A complex paint analysis revealed that the blue and green pigments found in the painting were too modern, having been developed only in the 1930s, Britain’s Daily Telegraph reported on Sunday. Moreover, the reference to “Nude 1909-10” had been removed from a later edition of the Soviet-era publication. After the analysis, the work was submitted to the Chagall Committee in Paris, which, headed by the acclaimed artist’s two granddaughters, is the only authority with the power to definitively declare the authenticity of works associated with Chagall.
The committee determined that Lang’s painting was an imitation of the 1911 reclining nude.
To make matters worse, Lang signed a contract stating that “Marc Chagall’s heirs could demand the seizure of the work, and/or any other measures stipulated by law” upon handing over his painting for examination. According to an archaic French law, forgeries can be destroyed in front of a magistrate, and the committee, which was expressly set up to defend Chagall’s legacy, appears determined to follow through.
Philip Mould, an art expert for “Fake or Fortune?” condemned the move to destroy the painting, scheduled for this week, referring to it as “barbaric.” He added that the Chagall Committee seems “hell-bent” on following through, despite the fact that fakes are often kept and used to determine the genuineness of other works.
According to Mould, the painting would have fetched as much as £500,000 ($821,000) if it had turned out to be genuine.

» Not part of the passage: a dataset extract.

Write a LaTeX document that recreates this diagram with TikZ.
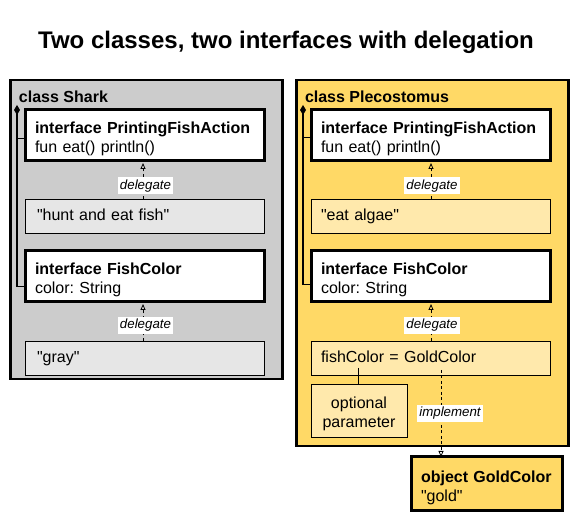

But that is unlikely to be much consolation — according to “Fake or Fortune?” 90% of the Russian art market is composed of fakes, and Chagall’s works are a favorite of counterfeiters.
Lang said he had no intention to seek a refund on his original purchase, saying, “I lack confidence in the system to give me the results I would be seeking.” He has, however, requested that the committee compensate him if evidence ever surfaces to prove the painting’s authenticity.
“There’s nothing definite in life,” he reflect. “There’s always room for error.”
Chagall, the Jewish painter famed for his mystical shtetl scenes, was a Russian-French pioneer of modern art. He died in 1985.